Als ze nog wakker zou zijn, zou ze vanuit haar bed uitkijken op een grote zwart-wit-foto van haar gezin. Naast haar vijf zonen staan er ook haar echtgenoot en twee dochters op; alle drie al overleden. De zoon zegt zich niks voor te kunnen stellen bij het enorme verdriet van je kinderen moeten begraven. Zij maakte het zelfs drie keer mee, want ook haar eerste dochtertje, dat niet op deze foto staat, overleed jong. “Maar ze praatte daar nooit over”, zegt hij.

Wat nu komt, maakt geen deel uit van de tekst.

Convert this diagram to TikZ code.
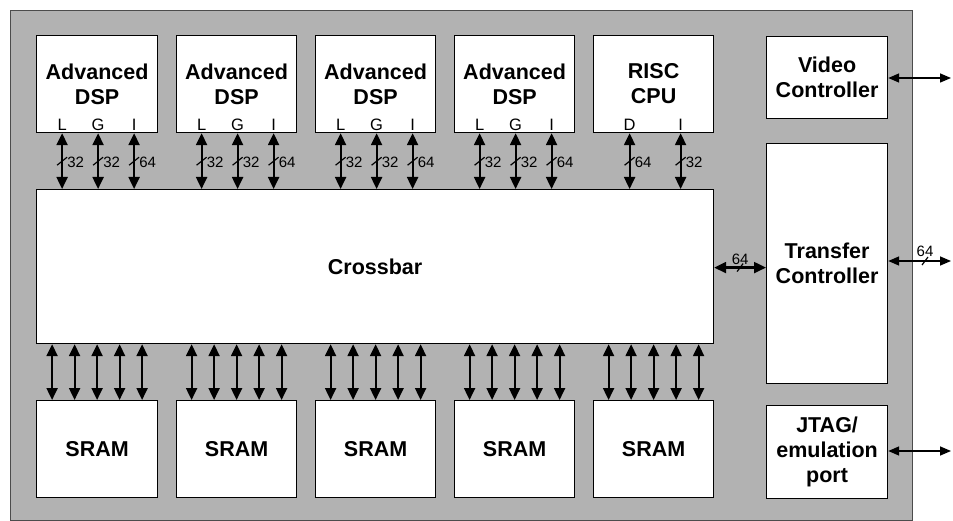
\documentclass[tikz,border=0pt]{standalone}
\usepackage{fontspec}
\setmainfont{Liberation Sans}
\usetikzlibrary{arrows.meta,calc}
\begin{document}
\begin{tikzpicture}[x=1pt,y=-1pt,
  box/.style={draw=black,fill=white,line width=1.2pt,inner sep=0pt,align=center,
    font=\fontsize{21.5}{25}\selectfont\bfseries,anchor=north west},
  pin/.style={font=\fontsize{16.5}{18}\selectfont,inner sep=0pt},
  num/.style={font=\fontsize{15}{16}\selectfont,inner sep=0pt},
  bus/.style={line width=2.2pt,{Triangle[width=11pt,length=12pt]}-{Triangle[width=11pt,length=12pt]}},
  ext/.style={line width=1.5pt,{Triangle[width=9pt,length=11pt]}-{Triangle[width=9pt,length=11pt]}},
  tickmark/.style={line width=1.2pt}]
\useasboundingbox (0,0) rectangle (953,521);
\fill[black!30] (10,10) rectangle (912,520);
\draw[black!70,line width=0.8pt] (10,10) rectangle (912,520);

% top processors
\node[box,minimum width=121pt,minimum height=97pt] (d1) at (36,35) {Advanced\\DSP};
\node[box,minimum width=120pt,minimum height=97pt] (d2) at (176,35) {Advanced\\DSP};
\node[box,minimum width=120pt,minimum height=97pt] (d3) at (315,35) {Advanced\\DSP};
\node[box,minimum width=120pt,minimum height=97pt] (d4) at (454,35) {Advanced\\DSP};
\node[box,minimum width=120pt,minimum height=97pt] (r) at (593,35) {RISC\\CPU};

% right column
\node[box,minimum width=121pt,minimum height=82pt] (vc) at (766,36) {Video\\Controller};
\node[box,minimum width=121pt,minimum height=240pt] (tc) at (766,143) {Transfer\\Controller};
\node[box,minimum width=121pt,minimum height=93pt] (jt) at (766,405) {JTAG/\\emulation\\port};

% crossbar
\node[box,minimum width=677pt,minimum height=154pt] (xb) at (36,189) {Crossbar};

% SRAMs
\node[box,minimum width=121pt,minimum height=97pt] (s1) at (36,400) {SRAM};
\node[box,minimum width=120pt,minimum height=97pt] (s2) at (176,400) {SRAM};
\node[box,minimum width=120pt,minimum height=97pt] (s3) at (315,400) {SRAM};
\node[box,minimum width=120pt,minimum height=97pt] (s4) at (454,400) {SRAM};
\node[box,minimum width=120pt,minimum height=97pt] (s5) at (593,400) {SRAM};

% DSP buses
\foreach \d in {d1,d2,d3,d4}{
  \foreach \dx/\p/\w [count=\k] in {-35/L/32,1/G/32,37/I/64}{
    \coordinate (\d top\k) at ($(\d.south)+(\dx,0)$);
    \coordinate (\d bot\k) at (\d top\k |- xb.north);
    \coordinate (\d mid\k) at ($(\d top\k)+(0,28)$);
    \node[pin,anchor=base] (\d pin\k) at ($(\d top\k)+(0,-3)$) {\p};
    \draw[bus] (\d top\k) -- (\d bot\k);
    \draw[tickmark] ($(\d mid\k)+(-5,4)$) -- ($(\d mid\k)+(5,-4)$);
    \node[num,anchor=west] (\d num\k) at ($(\d mid\k)+(5,1)$) {\w};
  }
}
% RISC buses
\foreach \dx/\p/\w [count=\k] in {-24/D/64,27/I/32}{
  \coordinate (rtop\k) at ($(r.south)+(\dx,0)$);
  \coordinate (rbot\k) at (rtop\k |- xb.north);
  \coordinate (rmid\k) at ($(rtop\k)+(0,28)$);
  \node[pin,anchor=base] (rpin\k) at ($(rtop\k)+(0,-3)$) {\p};
  \draw[bus] (rtop\k) -- (rbot\k);
  \draw[tickmark] ($(rmid\k)+(-5,4)$) -- ($(rmid\k)+(5,-4)$);
  \node[num,anchor=west] (rnum\k) at ($(rmid\k)+(5,1)$) {\w};
}

% SRAM buses
\foreach \s in {s1,s2,s3,s4,s5}{
  \foreach \dx [count=\k] in {-45,-22.5,0,22.5,45}{
    \coordinate (\s top\k) at ($(\s.north)+(\dx,0)$);
    \coordinate (\s bot\k) at (\s top\k |- xb.south);
    \draw[bus] (\s bot\k) -- (\s top\k);
  }
}

% crossbar - transfer controller
\coordinate (xbr) at ($(xb.east)+(0,1)$);
\coordinate (tcl) at (tc.west |- xbr);
\draw[bus] (xbr) -- (tcl);
\coordinate (xtm) at ($(xbr)!0.5!(tcl)$);
\draw[tickmark] ($(xtm)+(-3,4)$) -- ($(xtm)+(3,-4)$);
\node[num,anchor=south] (xtn) at ($(xtm)+(0,-3)$) {64};

% external connections
\coordinate (vce) at (vc.east |- 0,78);
\coordinate (vco) at (951,78);
\draw[ext] (vce) -- (vco);
\coordinate (tce) at (tc.east |- 0,261);
\coordinate (tco) at (951,261);
\draw[ext] (tce) -- (tco);
\coordinate (tcm) at (925,261);
\draw[tickmark] ($(tcm)+(-3,4)$) -- ($(tcm)+(3,-4)$);
\node[num,anchor=south] (tcn) at ($(tcm)+(0,-4)$) {64};
\coordinate (jte) at (jt.east |- 0,451);
\coordinate (jto) at (951,451);
\draw[ext] (jte) -- (jto);
\end{tikzpicture}
\end{document}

Ik probeer stilletjes tot me te laten doordringen hoe je zo’n immens verdriet in stilte draagt. Ik kan het me heel moeilijk voorstellen. Hij ook niet, ondanks zijn ouders en opvoeding. “Indische mensen”, zegt hij regelmatig lachend, als een soort alleszeggende verklaring voor sommige dingen in hun gezinsleven: het niet praten over, of uiten van emoties. Keihard werken om iets te bereiken. Het trouw bezoeken van zijn moeder, ook al leek ze door haar dementie steeds minder mee te krijgen. “Het gaat me hier altijd aan het hart als mensen weinig bezoek krijgen van hun kinderen.” Ik zeg dat sommige mensen het heel moeilijk vinden om hun ouder zo te zien. “Maar het is toch waar je vandaan komt?”, zegt hij met lichte verontwaardiging.
Hij vertelt over hoe ze met haar gezin naar Nederland kwam vanuit Indonesië in de jaren zestig. Hoe ongewenst ze zich lang hadden gevoeld. Hoe ze TBC had gekregen en maar niet opknapte, totdat ze een bezoek bracht aan Lourdes. Ze zwoer jaarlijks terug te gaan; de laatste twee keer vergezelde hij haar. “Het was voor mij vooral een road-trip met mijn moeder. Ik vond er niet wat ik zocht, zij misschien wel.” Ondanks het verlies van drie kinderen, bleef haar geloof sterk.
Op haar nachtkastje staan meerdere beeldjes uit de Lourdes-collectie. We zetten ze een week eerder op tafel voor haar neer, toen ik in het bijzijn van de familie een ziekenzegening-ritueel uitvoerde. Ze zat die dag nog in haar rolstoel en keek met een licht verontwaardigde blik om zich heen. De hond van het huisje was er ook bij, want ze vond dieren eigenlijk altijd liever dan mensen. Een paar dagen hiervoor had ze haar zoon aangekeken en gezegd dat ze er genoeg van had. Ook tijdens het ritueel zei ze herhaaldelijk: “Ik heb genoeg.” De familie waarschuwde me dat ik haar in geen geval mocht aanraken tijdens de zegening, want dan zou ze van zich af slaan. Zo werd het een zegen op afstand. Sindsdien was ze haar bed niet meer uit geweest en sliep ze steeds dieper in.
“Soms kunnen mensen het leven pas loslaten als hun dierbaren niet naast hun zitten”, zeg ik die middag tegen de zoon. De erop volgende nacht blaast ze na 93 jaar haar laatste adem uit. Haar familie is net een uur de deur uit. Hij herhaalt mijn woorden als ik hem ’s ochtends bij het huisje tref en hem condoleer. Hij kan er vrede mee hebben.
Samen met de medewerkers en een paar medebewoners doen we haar uitgeleide. Als de rouwwagen langzaam wegrijdt, zwaaien een paar oudere dames haar na. De vrouw die genoeg had: genoeg geleden, genoeg gezorgd, genoeg liefde gegeven en gekregen, genoeg geleefd.